Alkohol- und Drogenfahrten, Ablenkung durch Telefonieren oder nicht angeschnallt sein – das sind die Hauptursachen dafür, dass junge Fahrer zwischen 18 und 24 Jahren überproportional häufig an schweren Unfällen beteiligt sind. Der „Crash-Kurs“ soll aufrütteln, hautnah, schonungslos, emotional. Zur Einstimmung gibt’s Oberhausen-Bilder und Texte von Jugendlichen, die Tatsachen schildern, untermalt von dem Song „Geboren um zu leben“.
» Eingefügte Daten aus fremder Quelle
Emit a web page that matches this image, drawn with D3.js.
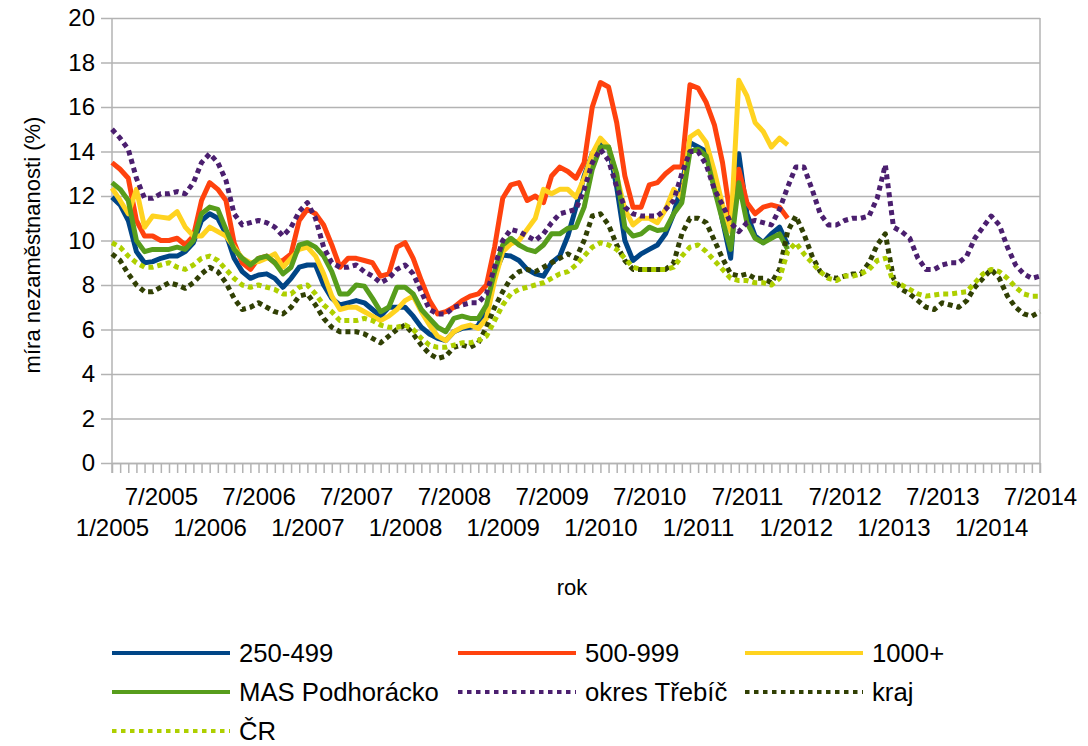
<!DOCTYPE html>
<html>
<head>
<meta charset="utf-8">
<script src="https://cdn.jsdelivr.net/npm/d3@7"></script>
<style>
  body { margin: 0; background: #fff; }
  svg { font-family: "Liberation Sans", Arial, sans-serif; }
</style>
</head>
<body>
<svg id="chart"></svg>
<script>
const width = 1088;
const height = 746;

// months 1/2005 .. 7/2014
const months = [];
for (let y = 2005; y <= 2014; y++) {
  for (let m = 1; m <= 12; m++) {
    if (y === 2014 && m > 7) break;
    months.push(m + "/" + y);
  }
}

const yTicks = [0, 2, 4, 6, 8, 10, 12, 14, 16, 18, 20];

const s250 = [11.95, 11.6, 10.9, 9.5, 9.0, 9.05, 9.2, 9.3, 9.3, 9.5, 9.9, 10.9, 11.2, 11.0, 10.3, 9.2,
  8.6, 8.3, 8.45, 8.5, 8.3, 7.9, 8.3, 8.8, 8.9, 8.9, 8.0, 7.4, 7.1, 7.2, 7.3, 7.2,
  6.9, 6.6, 7.0, 7.0, 7.0, 6.6, 6.1, 5.8, 5.6, 5.5, 5.9, 6.05, 6.1, 6.2, 6.9, 8.5,
  9.35, 9.3, 9.1, 8.7, 8.5, 8.4, 9.0, 9.3, 10.2, 11.5, 12.9, 13.9, 14.4, 14.2, 12.4, 10.0,
  9.1, 9.4, 9.6, 9.8, 10.3, 11.2, 12.5, 14.4, 14.2, 14.0, 12.8, 10.9, 9.2, 13.9, 11.2, 10.2,
  9.9, 10.3, 10.6, 9.8];

const s500 = [13.5, 13.2, 12.8, 10.9, 10.2, 10.2, 10.0, 10.0, 10.1, 9.8, 10.2, 11.8, 12.6, 12.3, 11.8, 9.9,
  9.0, 8.7, 9.2, 9.3, 9.0, 9.1, 9.4, 10.9, 11.4, 11.2, 10.7, 9.8, 8.8, 9.2, 9.2, 9.1,
  9.0, 8.4, 8.5, 9.7, 9.9, 9.2, 8.2, 7.3, 6.7, 6.8, 7.0, 7.3, 7.5, 7.6, 8.0, 9.7,
  11.9, 12.5, 12.6, 11.8, 12.0, 11.7, 12.9, 13.3, 13.1, 12.8, 13.5, 16.0, 17.1, 16.9, 15.3, 12.9,
  11.5, 11.5, 12.5, 12.6, 13.0, 13.3, 13.3, 17.0, 16.85, 16.2, 15.2, 13.5, 11.0, 13.2, 11.7, 11.2,
  11.5, 11.6, 11.5, 11.0];

const s1000 = [12.35, 11.8, 11.2, 12.3, 10.6, 11.1, 11.05, 11.0, 11.3, 10.6, 10.2, 10.2, 10.6, 10.4, 10.2, 9.7,
  9.2, 9.0, 9.05, 9.2, 9.4, 8.8, 9.2, 9.6, 9.7, 9.3, 8.5, 7.5, 6.9, 7.0, 7.0, 6.8,
  6.6, 6.4, 6.6, 6.9, 7.3, 7.5, 6.8, 6.2, 5.7, 5.5, 5.9, 6.1, 6.2, 6.05, 6.5, 8.2,
  9.5, 9.85, 10.0, 10.5, 11.0, 12.3, 12.1, 12.3, 12.3, 11.95, 12.8, 13.9, 14.6, 14.2, 12.9, 11.4,
  10.7, 11.0, 11.0, 10.8, 11.4, 12.3, 11.9, 14.65, 14.9, 14.4, 13.1, 11.6, 10.4, 17.2, 16.5, 15.3,
  14.9, 14.2, 14.6, 14.3];

const sMas = [12.6, 12.3, 11.8, 10.0, 9.5, 9.6, 9.6, 9.6, 9.7, 9.6, 10.0, 11.2, 11.5, 11.4, 10.5, 9.6,
  9.2, 8.9, 9.2, 9.3, 9.0, 8.5, 8.8, 9.8, 9.9, 9.7, 9.3, 8.6, 7.6, 7.6, 8.0, 7.95,
  7.4, 6.8, 7.0, 7.9, 7.9, 7.6, 6.9, 6.5, 6.1, 5.9, 6.5, 6.6, 6.5, 6.5, 7.1, 8.6,
  9.8, 10.1, 9.8, 9.6, 9.5, 9.8, 10.3, 10.3, 10.55, 10.6, 11.5, 13.2, 14.2, 14.2, 13.0, 10.6,
  10.2, 10.3, 10.6, 10.45, 10.5, 11.2, 11.7, 14.0, 14.1, 13.8, 12.3, 10.9, 9.6, 12.6, 10.8, 10.1,
  9.9, 10.1, 10.3, 9.6];

const sOkres = [15.0, 14.6, 14.1, 12.8, 11.9, 11.9, 12.1, 12.1, 12.2, 12.1, 12.6, 13.5, 13.9, 13.5, 12.7, 11.2,
  10.7, 10.8, 10.9, 10.8, 10.6, 10.2, 10.6, 11.3, 11.7, 11.0, 9.7, 9.0, 8.8, 8.8, 8.9, 8.6,
  8.4, 8.1, 8.3, 8.7, 8.9, 8.5, 7.7, 6.9, 6.7, 6.7, 7.0, 7.1, 7.2, 7.2, 7.6, 8.8,
  10.0, 10.5, 10.4, 10.2, 10.0, 10.3, 10.8, 11.2, 11.3, 11.4, 12.3, 13.5, 14.1, 13.6, 12.4, 11.5,
  11.2, 11.1, 11.1, 11.1, 11.4, 11.8, 13.0, 14.0, 14.0, 13.4, 12.3, 11.6, 10.8, 10.4, 10.8, 10.9,
  10.8, 10.7, 11.4, 12.4, 13.3, 13.3, 12.3, 11.2, 10.7, 10.7, 10.9, 11.0, 11.0, 11.1, 11.9, 13.4,
  10.6, 10.4, 10.1, 9.2, 8.7, 8.7, 8.9, 9.0, 9.0, 9.3, 10.1, 10.6, 11.1, 10.7, 9.7, 8.9,
  8.5, 8.3, 8.4];

const sKraj = [9.4, 9.1, 8.5, 8.0, 7.7, 7.7, 7.9, 8.1, 8.0, 7.85, 8.1, 8.5, 8.8, 8.6, 8.1, 7.4,
  6.9, 7.0, 7.2, 7.0, 6.8, 6.7, 7.0, 7.5, 7.6, 7.1, 6.5, 6.1, 5.9, 5.9, 5.9, 5.8,
  5.6, 5.4, 5.7, 6.0, 6.2, 5.8, 5.3, 4.9, 4.7, 4.8, 5.2, 5.3, 5.2, 5.4, 6.1, 7.0,
  7.7, 8.3, 8.6, 8.7, 8.6, 8.8, 9.0, 9.2, 9.4, 9.2, 10.0, 11.1, 11.2, 10.7, 9.8, 9.1,
  8.7, 8.7, 8.7, 8.7, 8.7, 9.0, 10.3, 11.0, 11.0, 10.8, 10.0, 9.2, 8.5, 8.4, 8.5, 8.3,
  8.3, 8.1, 8.7, 10.4, 11.1, 10.3, 9.3, 8.6, 8.4, 8.3, 8.4, 8.5, 8.5, 9.0, 9.8, 10.3,
  8.3, 7.8, 7.6, 7.3, 7.0, 6.9, 7.2, 7.1, 7.0, 7.3, 7.9, 8.3, 8.7, 8.3, 7.5, 7.0,
  6.7, 6.6, 6.8];

const sCr = [9.9, 9.7, 9.3, 9.0, 8.8, 8.8, 8.9, 9.0, 8.8, 8.7, 8.9, 9.2, 9.3, 9.1, 8.7, 8.3,
  8.0, 7.9, 8.0, 7.9, 7.8, 7.6, 7.6, 7.9, 8.0, 7.6, 7.1, 6.8, 6.4, 6.4, 6.4, 6.5,
  6.4, 6.2, 6.1, 6.1, 6.2, 6.0, 5.6, 5.3, 5.2, 5.2, 5.3, 5.4, 5.4, 5.5, 5.7, 6.4,
  7.1, 7.6, 7.8, 7.9, 8.0, 8.1, 8.3, 8.5, 8.6, 8.9, 9.3, 9.7, 9.9, 9.8, 9.6, 9.2,
  8.8, 8.7, 8.7, 8.7, 8.7, 8.8, 9.3, 9.7, 9.8, 9.5, 9.1, 8.7, 8.3, 8.2, 8.2, 8.1,
  8.1, 8.0, 8.3, 9.5, 9.9, 9.4, 9.0, 8.6, 8.3, 8.2, 8.4, 8.4, 8.5, 8.7, 9.1, 9.2,
  8.1, 8.0, 7.8, 7.6, 7.5, 7.55, 7.6, 7.6, 7.65, 7.7, 8.1, 8.5, 8.7, 8.6, 8.3, 7.9,
  7.6, 7.5, 7.5];

const seriesNames = ["250-499", "500-999", "1000+", "MAS Podhorácko", "okres Třebíč", "kraj", "ČR"];
const seriesValues = [s250, s500, s1000, sMas, sOkres, sKraj, sCr];
const seriesColors = ["#004586", "#ff420e", "#ffd320", "#579d1c", "#4b1f6f", "#314004", "#aecf00"];
const seriesDotted = [false, false, false, false, true, true, true];

const plot = { left: 112, right: 1040, top: 18, bottom: 463 };

const svg = d3.select("#chart").attr("width", width).attr("height", height);

const x = d3.scalePoint().domain(months).range([plot.left, plot.right]);
const y = d3.scaleLinear().domain([0, 20]).range([plot.bottom, plot.top]);

// gridlines
svg.append("g")
  .attr("transform", `translate(${plot.left},0)`)
  .call(d3.axisLeft(y).tickValues(yTicks).tickSize(-(plot.right - plot.left)).tickFormat(""))
  .call((g) => g.select(".domain").remove())
  .selectAll("line")
  .attr("stroke", "#b3b3b3")
  .attr("stroke-width", 1.5);

// right wall
svg.append("line")
  .attr("x1", plot.right).attr("x2", plot.right)
  .attr("y1", plot.top).attr("y2", plot.bottom + 10)
  .attr("stroke", "#b3b3b3").attr("stroke-width", 1.5);

// y axis
const yAxis = svg.append("g")
  .attr("transform", `translate(${plot.left},0)`)
  .call(d3.axisLeft(y).tickValues(yTicks).tickSize(11).tickPadding(6));
yAxis.select(".domain").attr("stroke", "#b3b3b3").attr("stroke-width", 1.5)
  .attr("d", `M0,${plot.top}V${plot.bottom + 10}`);
yAxis.selectAll("line").attr("stroke", "#b3b3b3").attr("stroke-width", 1.5);
yAxis.selectAll("text").attr("font-size", 24).attr("fill", "#000")
  .attr("font-family", "Liberation Sans, Arial, sans-serif");

// x axis
const xAxis = svg.append("g")
  .attr("transform", `translate(0,${plot.bottom})`)
  .call(d3.axisBottom(x).tickSize(10).tickSizeOuter(0));
xAxis.select(".domain").attr("stroke", "#b3b3b3").attr("stroke-width", 1.5);
xAxis.selectAll("line").attr("stroke", "#b3b3b3").attr("stroke-width", 1.5);
xAxis.selectAll("text")
  .attr("font-size", 24).attr("fill", "#000")
  .attr("font-family", "Liberation Sans, Arial, sans-serif")
  .attr("dy", null)
  .attr("y", (d) => (d.startsWith("1/") ? 73 : 42))
  .text((d) => (d.startsWith("1/") || d.startsWith("7/") ? d : ""));

// series lines
const line = d3.line()
  .x((d, i) => x(months[i]))
  .y((d) => y(d));

seriesValues.forEach((vals, k) => {
  svg.append("path")
    .datum(vals)
    .attr("fill", "none")
    .attr("stroke", seriesColors[k])
    .attr("stroke-width", 5)
    .attr("stroke-linejoin", "round")
    .attr("stroke-dasharray", seriesDotted[k] ? "5,4" : null)
    .attr("d", line);
});

// axis titles
svg.append("text")
  .attr("x", 572).attr("y", 595)
  .attr("text-anchor", "middle")
  .attr("font-size", 22)
  .text("rok");

svg.append("text")
  .attr("transform", "translate(40,245) rotate(-90)")
  .attr("text-anchor", "middle")
  .attr("font-size", 22)
  .text("míra nezaměstnanosti (%)");

// legend
const legendCols = [112, 458, 745];
const legendRows = [653, 692, 731];
const legend = svg.append("g");
seriesNames.forEach((name, k) => {
  const cx = legendCols[k % 3];
  const cy = legendRows[Math.floor(k / 3)];
  legend.append("line")
    .attr("x1", cx).attr("x2", cx + 118)
    .attr("y1", cy).attr("y2", cy)
    .attr("stroke", seriesColors[k])
    .attr("stroke-width", 4)
    .attr("stroke-dasharray", seriesDotted[k] ? "4.5,4.5" : null);
  legend.append("text")
    .attr("x", cx + 127).attr("y", cy)
    .attr("dy", "0.36em")
    .attr("font-size", 25.7)
    .text(name);
});
</script>
</body>
</html>
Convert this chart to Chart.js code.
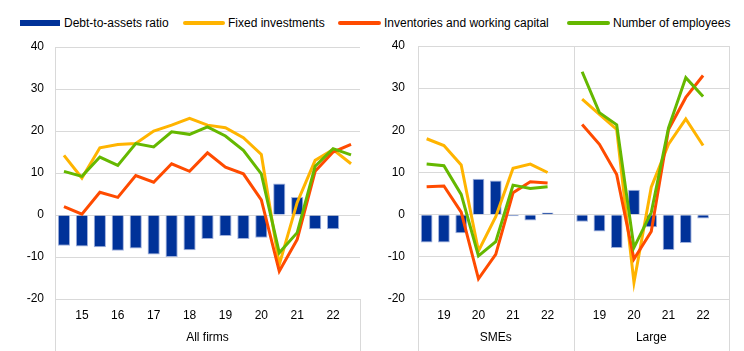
<!DOCTYPE html>
<html>
<head>
<meta charset="utf-8">
<script src="https://cdn.jsdelivr.net/npm/chart.js@4"></script>
<style>
  body { margin: 0; background: #fff; font-family: 'Liberation Sans', Arial, sans-serif; }
  #wrap { position: relative; width: 744px; height: 351px; overflow: hidden; }
  .leg { position: absolute; top: 15px; font-size: 12px; line-height: 16px; color: #000; white-space: nowrap; }
  .sw { position: absolute; }
  .box { position: absolute; top: 0; height: 351px; width: 372px; }
</style>
</head>
<body>
<div id="wrap">
  <div class="sw" style="left:20px; top:20px; width:40px; height:6px; background:#003299;"></div>
  <div class="leg" style="left:64px;">Debt-to-assets ratio</div>
  <div class="sw" style="left:183px; top:21px; width:42px; height:4px; border-radius:2px; background:#FFB400;"></div>
  <div class="leg" style="left:228px;">Fixed investments</div>
  <div class="sw" style="left:338px; top:21px; width:43px; height:4px; border-radius:2px; background:#FF4B00;"></div>
  <div class="leg" style="left:384px;">Inventories and working capital</div>
  <div class="sw" style="left:567px; top:21px; width:43px; height:4px; border-radius:2px; background:#65B800;"></div>
  <div class="leg" style="left:613px;">Number of employees</div>

  <div class="box" style="left:0;"><canvas id="allChart"></canvas></div>
  <div class="box" style="left:372px;"><canvas id="sizeChart"></canvas></div>
</div>

<script>
// ── Data (half-years, percentages) ───────────────────────
const allPeriods = ['14H2','15H1','15H2','16H1','16H2','17H1','17H2','18H1','18H2',
                    '19H1','19H2','20H1','20H2','21H1','21H2','22H1','22H2'];
const allDebt  = [-7.3, -7.5, -7.7, -8.5, -8.0, -9.4, -10.0, -8.4, -5.7, -5.0, -5.7, -5.4, 7.5, 4.3, -3.4, -3.4, -0.1];
const allFixed = [14.2, 8.8, 16.0, 16.8, 17.0, 20.0, 21.4, 23.0, 21.4, 20.8, 18.4, 14.4, -11.8, 3.0, 13.0, 15.6, 12.2];
const allInv   = [2.0, 0.2, 5.4, 4.2, 9.4, 7.8, 12.2, 10.4, 14.8, 11.4, 9.8, 3.6, -13.4, -5.8, 10.4, 15.0, 16.8];
const allEmp   = [10.4, 9.2, 13.8, 11.8, 17.0, 16.2, 19.8, 19.2, 21.0, 18.8, 15.4, 9.8, -9.0, -4.2, 11.6, 15.8, 14.3];

const sizePeriods = ['18H2','19H1','19H2','20H1','20H2','21H1','21H2','22H1','22H2'];
const smeDebt    = [-6.6, -6.6, -4.4, 8.5, 8.1, -0.4, -1.4, 0.5, null];
const smeFixed   = [18.0, 16.4, 11.8, -8.6, -0.5, 11.0, 12.0, 10.0, null];
const smeInv     = [6.6, 6.8, 0.6, -15.2, -9.4, 5.2, 7.8, 7.5, null];
const smeEmp     = [12.0, 11.6, 4.8, -9.8, -6.4, 7.0, 6.2, 6.6, null];
const largeDebt  = [-1.7, -4.0, -7.9, 5.9, -3.0, -8.4, -6.7, -0.9, null];
const largeFixed = [27.4, 23.8, 20.2, -16.1, 6.5, 16.7, 22.7, 16.4, null];
const largeInv   = [21.4, 16.7, 9.5, -10.5, -4.0, 20.2, 27.8, 33.0, null];
const largeEmp   = [33.9, 24.2, 21.3, -7.8, 0.5, 20.6, 32.5, 28.0, null];

const yTicks = [-20, -10, 0, 10, 20, 30, 40];

// ── Colours ──────────────────────────────────────────────
const BLUE   = '#003299';
const YELLOW = '#FFB400';
const RED    = '#FF4B00';
const GREEN  = '#65B800';
const GRID   = '#d9d9d9';

Chart.defaults.font.family = "'Liberation Sans', Arial, sans-serif";
Chart.defaults.font.size = 12;
Chart.defaults.color = '#000';

// year label only on the first half of each year
function yearLabel(p) {
  return p.endsWith('H1') ? p.slice(0, 2) : '';
}

// panel frame lines (edges + divider), extended below the plot
const panelLines = {
  id: 'panelLines',
  beforeDatasetsDraw(chart, args, opts) {
    const { ctx, chartArea } = chart;
    const bottom = chart.height;
    ctx.save();
    ctx.strokeStyle = GRID;
    ctx.lineWidth = 1;
    const lines = [[chartArea.left, chartArea.top], [chartArea.right, opts.fullRight ? chartArea.top : chartArea.bottom]];
    if (opts.mid) lines.push([(chartArea.left + chartArea.right) / 2, chartArea.top]);
    lines.forEach(([x, y0]) => {
      const px = Math.round(x) + 0.5;
      ctx.beginPath();
      ctx.moveTo(px, y0);
      ctx.lineTo(px, bottom);
      ctx.stroke();
    });
    ctx.restore();
  }
};

function makeChart(id, labels, panels, debt, fixed, inv, emp, opt) {
  const lineDs = (label, data, color, order) => ({
    type: 'line', label, data, borderColor: color, backgroundColor: color,
    borderWidth: 3, pointRadius: 0, tension: 0, order
  });
  return new Chart(document.getElementById(id), {
    type: 'bar',
    data: {
      labels: labels,
      datasets: [
        { label: 'Debt-to-assets ratio', data: debt, backgroundColor: BLUE,
          borderColor: '#9fb0dc', borderWidth: 1, barPercentage: 0.68, categoryPercentage: 1, order: 3 },
        lineDs('Fixed investments', fixed, YELLOW, 2),
        lineDs('Inventories and working capital', inv, RED, 1),
        lineDs('Number of employees', emp, GREEN, 0)
      ]
    },
    options: {
      responsive: true,
      maintainAspectRatio: false,
      animation: false,
      layout: { padding: { top: opt.top, right: opt.right, left: 0, bottom: 6 } },
      plugins: {
        legend: { display: false },
        tooltip: { enabled: false },
        panelLines: { mid: opt.mid, fullRight: opt.mid }
      },
      scales: {
        x: {
          grid: { display: false },
          border: { display: false },
          ticks: {
            autoSkip: false, maxRotation: 0, padding: 1,
            callback: function (v, i) { return yearLabel(labels[i]); }
          },
          afterFit: (s) => { s.height = 22; }
        },
        panel: {
          type: 'category',
          position: 'bottom',
          labels: panels,
          offset: true,
          grid: { display: false },
          border: { display: false },
          ticks: { padding: 1, maxRotation: 0 },
          afterFit: (s) => { s.height = 24; }
        },
        y: {
          min: -20, max: 40,
          afterBuildTicks: (s) => { s.ticks = yTicks.map(v => ({ value: v })); },
          grid: { color: GRID, lineWidth: 1, drawTicks: false },
          border: { color: GRID },
          ticks: { padding: opt.tickPad },
          afterFit: (s) => { s.width = opt.yWidth; }
        }
      }
    },
    plugins: [panelLines]
  });
}

makeChart('allChart', allPeriods, ['All firms'], allDebt, allFixed, allInv, allEmp,
  { top: 47, right: 12, yWidth: 55, tickPad: 11, mid: false });

makeChart('sizeChart', sizePeriods.concat(sizePeriods), ['SMEs', 'Large'],
  smeDebt.concat(largeDebt), smeFixed.concat(largeFixed),
  smeInv.concat(largeInv), smeEmp.concat(largeEmp),
  { top: 46, right: 15, yWidth: 46, tickPad: 13, mid: true });
</script>
</body>
</html>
Jenny wäre heute 26 Jahre alt

„Kevin nahm Drogen und fuhr in den Tod.“ „Eine Spritztour endete im Leichenwagen“. Neuntklässler der Anne-Frank-Realschule haben sie zusammengestellt. Dann folgen die erlebten Geschichten. Was macht ein Unfall mit dem Polizeibeamten, dem Rettungssanitäter, dem Notfallseelsorger, der den Eltern die Nachricht überbringen muss, dass Sohn oder Tochter nicht mehr leben? „Ein Kind zu verlieren“, sagt Marten, „ist das Schlimmste, was einem Menschen passieren kann.“

Monika Klaas verlor ihre Jenny, weil ein Verrückter mit 120 km/h in die Gruppe raste, in der sie sich befand. Damals war Jenny knapp 16, heute wäre sie 26 Jahre alt. Frau Klaas’ Beitrag zum Crash-Kurs ging unter die Haut.

Erzählungen hinterließen einen bleibenden Eindruck

„Es ist ein bleibender Eindruck, es fehlen mir die Worte“, sagt Doreen Müller (15). „Die Bilder waren weniger schlimm als das, was die Leute erzählt haben.“ „Die Beispiele brennen sich ins Gefühl ein“, sagt Mert Patir (16). Jan B. (16): „Wir sind ja kurz vor dem Führerschein. Jetzt sieht man, was man anrichten kann, dass es doch eine große Gefahr ist, selbst zu fahren.“ „Sehr glaubwürdig“, meint Alina Speer (16), hätten alle Beteiligten die Mahnung rübergebracht. „Bei der Erzählung der Mutter hatte ich einen Kloß im Hals.“

Mit dem Crash-Kurs möchte die Oberhausener Polizei alle Zehntklässler der Stadt konfrontieren. Die Verkehrswacht begleitet die Aktion mit kostenlosen Sicherheitstrainings für junge Fahrer (18-24), Checks der Fahrzeuge und Seh- und Reaktionstests.